┌────────
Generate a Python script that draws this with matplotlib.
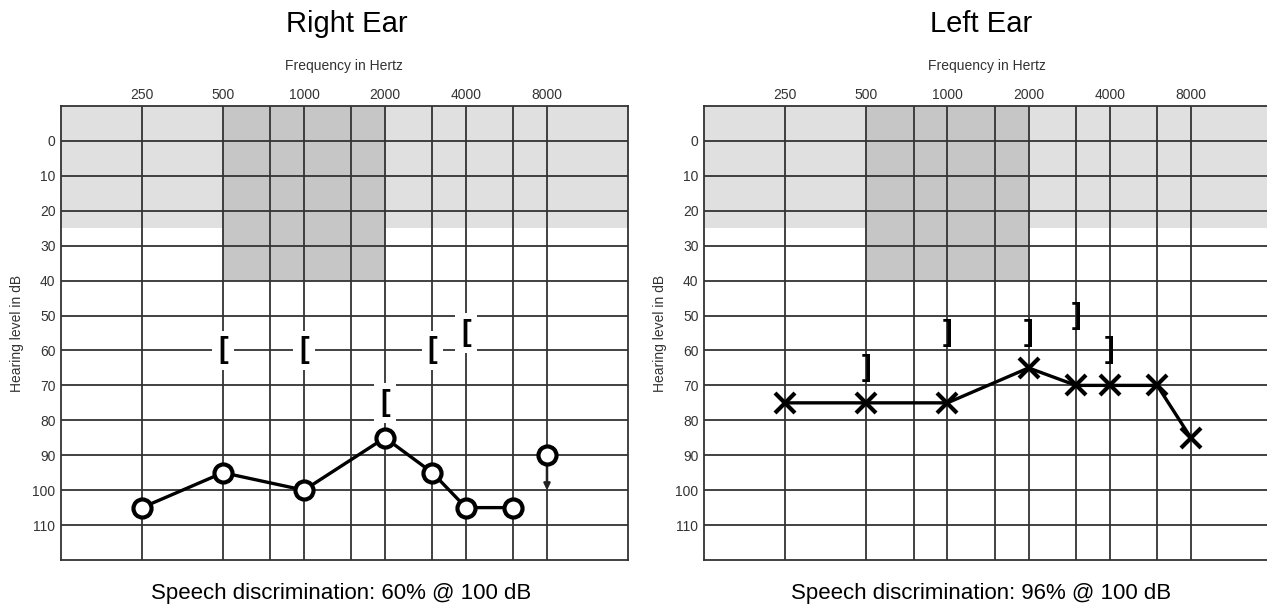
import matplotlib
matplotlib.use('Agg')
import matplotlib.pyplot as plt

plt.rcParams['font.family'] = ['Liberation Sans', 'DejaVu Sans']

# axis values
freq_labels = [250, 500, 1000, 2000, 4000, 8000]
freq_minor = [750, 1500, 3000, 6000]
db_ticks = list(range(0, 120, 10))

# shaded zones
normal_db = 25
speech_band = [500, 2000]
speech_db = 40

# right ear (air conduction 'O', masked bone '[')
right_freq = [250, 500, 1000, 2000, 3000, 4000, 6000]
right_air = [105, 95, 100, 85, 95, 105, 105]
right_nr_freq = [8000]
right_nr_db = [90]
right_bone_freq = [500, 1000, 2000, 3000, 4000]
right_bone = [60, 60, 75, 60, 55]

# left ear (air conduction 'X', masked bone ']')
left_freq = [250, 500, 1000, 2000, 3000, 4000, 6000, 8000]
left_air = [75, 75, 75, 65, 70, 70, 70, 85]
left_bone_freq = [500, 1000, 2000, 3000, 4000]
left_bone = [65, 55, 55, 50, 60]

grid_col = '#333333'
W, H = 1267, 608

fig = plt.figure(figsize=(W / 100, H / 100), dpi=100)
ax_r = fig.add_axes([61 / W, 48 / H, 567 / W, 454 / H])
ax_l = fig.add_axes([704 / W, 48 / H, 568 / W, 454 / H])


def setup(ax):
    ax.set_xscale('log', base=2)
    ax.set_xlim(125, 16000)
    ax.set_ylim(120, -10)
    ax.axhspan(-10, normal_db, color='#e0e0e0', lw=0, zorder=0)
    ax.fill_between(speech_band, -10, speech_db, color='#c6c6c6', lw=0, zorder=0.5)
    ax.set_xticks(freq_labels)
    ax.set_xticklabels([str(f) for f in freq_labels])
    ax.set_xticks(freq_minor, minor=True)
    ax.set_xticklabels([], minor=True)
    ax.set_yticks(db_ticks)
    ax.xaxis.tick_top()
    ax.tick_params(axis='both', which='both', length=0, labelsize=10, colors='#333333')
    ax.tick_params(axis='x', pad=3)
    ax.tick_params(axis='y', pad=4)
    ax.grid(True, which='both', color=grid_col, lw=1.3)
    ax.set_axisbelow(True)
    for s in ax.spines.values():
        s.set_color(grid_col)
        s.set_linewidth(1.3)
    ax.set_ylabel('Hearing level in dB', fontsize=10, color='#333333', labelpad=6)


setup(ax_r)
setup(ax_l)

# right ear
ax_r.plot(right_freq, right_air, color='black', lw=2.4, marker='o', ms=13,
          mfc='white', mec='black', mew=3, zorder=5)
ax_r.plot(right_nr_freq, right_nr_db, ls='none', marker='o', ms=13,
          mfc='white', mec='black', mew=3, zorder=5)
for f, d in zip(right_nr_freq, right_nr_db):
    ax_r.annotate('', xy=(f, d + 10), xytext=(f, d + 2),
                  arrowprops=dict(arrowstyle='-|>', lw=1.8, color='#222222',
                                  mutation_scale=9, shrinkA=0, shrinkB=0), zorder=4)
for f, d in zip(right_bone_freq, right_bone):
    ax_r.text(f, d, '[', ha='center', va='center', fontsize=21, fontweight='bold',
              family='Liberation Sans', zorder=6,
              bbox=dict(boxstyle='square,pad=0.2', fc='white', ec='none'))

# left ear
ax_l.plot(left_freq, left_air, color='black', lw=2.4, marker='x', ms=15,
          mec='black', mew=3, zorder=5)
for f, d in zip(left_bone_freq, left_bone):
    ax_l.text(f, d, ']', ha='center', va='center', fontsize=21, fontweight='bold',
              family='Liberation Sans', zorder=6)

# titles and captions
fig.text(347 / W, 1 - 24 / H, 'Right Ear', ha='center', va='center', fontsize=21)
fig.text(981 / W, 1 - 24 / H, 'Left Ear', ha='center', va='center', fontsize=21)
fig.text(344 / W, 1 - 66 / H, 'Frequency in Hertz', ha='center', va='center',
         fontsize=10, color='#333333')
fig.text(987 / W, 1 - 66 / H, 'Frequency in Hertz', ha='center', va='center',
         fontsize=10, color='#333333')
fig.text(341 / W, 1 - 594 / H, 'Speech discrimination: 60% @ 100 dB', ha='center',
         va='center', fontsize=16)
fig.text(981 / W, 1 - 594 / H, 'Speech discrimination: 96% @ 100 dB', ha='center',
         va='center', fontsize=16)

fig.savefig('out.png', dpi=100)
└────────
Each line of the material must be retyped exactly, except that images are omitted.

RESULT FOR THIS EXERCISE:
Generate a Python script that draws this with matplotlib.
import matplotlib
matplotlib.use('Agg')
import matplotlib.pyplot as plt

plt.rcParams['font.family'] = ['Liberation Sans', 'DejaVu Sans']

# axis values
freq_labels = [250, 500, 1000, 2000, 4000, 8000]
freq_minor = [750, 1500, 3000, 6000]
db_ticks = list(range(0, 120, 10))

# shaded zones
normal_db = 25
speech_band = [500, 2000]
speech_db = 40

# right ear (air conduction 'O', masked bone '[')
right_freq = [250, 500, 1000, 2000, 3000, 4000, 6000]
right_air = [105, 95, 100, 85, 95, 105, 105]
right_nr_freq = [8000]
right_nr_db = [90]
right_bone_freq = [500, 1000, 2000, 3000, 4000]
right_bone = [60, 60, 75, 60, 55]

# left ear (air conduction 'X', masked bone ']')
left_freq = [250, 500, 1000, 2000, 3000, 4000, 6000, 8000]
left_air = [75, 75, 75, 65, 70, 70, 70, 85]
left_bone_freq = [500, 1000, 2000, 3000, 4000]
left_bone = [65, 55, 55, 50, 60]

grid_col = '#333333'
W, H = 1267, 608

fig = plt.figure(figsize=(W / 100, H / 100), dpi=100)
ax_r = fig.add_axes([61 / W, 48 / H, 567 / W, 454 / H])
ax_l = fig.add_axes([704 / W, 48 / H, 568 / W, 454 / H])


def setup(ax):
    ax.set_xscale('log', base=2)
    ax.set_xlim(125, 16000)
    ax.set_ylim(120, -10)
    ax.axhspan(-10, normal_db, color='#e0e0e0', lw=0, zorder=0)
    ax.fill_between(speech_band, -10, speech_db, color='#c6c6c6', lw=0, zorder=0.5)
    ax.set_xticks(freq_labels)
    ax.set_xticklabels([str(f) for f in freq_labels])
    ax.set_xticks(freq_minor, minor=True)
    ax.set_xticklabels([], minor=True)
    ax.set_yticks(db_ticks)
    ax.xaxis.tick_top()
    ax.tick_params(axis='both', which='both', length=0, labelsize=10, colors='#333333')
    ax.tick_params(axis='x', pad=3)
    ax.tick_params(axis='y', pad=4)
    ax.grid(True, which='both', color=grid_col, lw=1.3)
    ax.set_axisbelow(True)
    for s in ax.spines.values():
        s.set_color(grid_col)
        s.set_linewidth(1.3)
    ax.set_ylabel('Hearing level in dB', fontsize=10, color='#333333', labelpad=6)


setup(ax_r)
setup(ax_l)

# right ear
ax_r.plot(right_freq, right_air, color='black', lw=2.4, marker='o', ms=13,
          mfc='white', mec='black', mew=3, zorder=5)
ax_r.plot(right_nr_freq, right_nr_db, ls='none', marker='o', ms=13,
          mfc='white', mec='black', mew=3, zorder=5)
for f, d in zip(right_nr_freq, right_nr_db):
    ax_r.annotate('', xy=(f, d + 10), xytext=(f, d + 2),
                  arrowprops=dict(arrowstyle='-|>', lw=1.8, color='#222222',
                                  mutation_scale=9, shrinkA=0, shrinkB=0), zorder=4)
for f, d in zip(right_bone_freq, right_bone):
    ax_r.text(f, d, '[', ha='center', va='center', fontsize=21, fontweight='bold',
              family='Liberation Sans', zorder=6,
              bbox=dict(boxstyle='square,pad=0.2', fc='white', ec='none'))

# left ear
ax_l.plot(left_freq, left_air, color='black', lw=2.4, marker='x', ms=15,
          mec='black', mew=3, zorder=5)
for f, d in zip(left_bone_freq, left_bone):
    ax_l.text(f, d, ']', ha='center', va='center', fontsize=21, fontweight='bold',
              family='Liberation Sans', zorder=6)

# titles and captions
fig.text(347 / W, 1 - 24 / H, 'Right Ear', ha='center', va='center', fontsize=21)
fig.text(981 / W, 1 - 24 / H, 'Left Ear', ha='center', va='center', fontsize=21)
fig.text(344 / W, 1 - 66 / H, 'Frequency in Hertz', ha='center', va='center',
         fontsize=10, color='#333333')
fig.text(987 / W, 1 - 66 / H, 'Frequency in Hertz', ha='center', va='center',
         fontsize=10, color='#333333')
fig.text(341 / W, 1 - 594 / H, 'Speech discrimination: 60% @ 100 dB', ha='center',
         va='center', fontsize=16)
fig.text(981 / W, 1 - 594 / H, 'Speech discrimination: 96% @ 100 dB', ha='center',
         va='center', fontsize=16)

fig.savefig('out.png', dpi=100)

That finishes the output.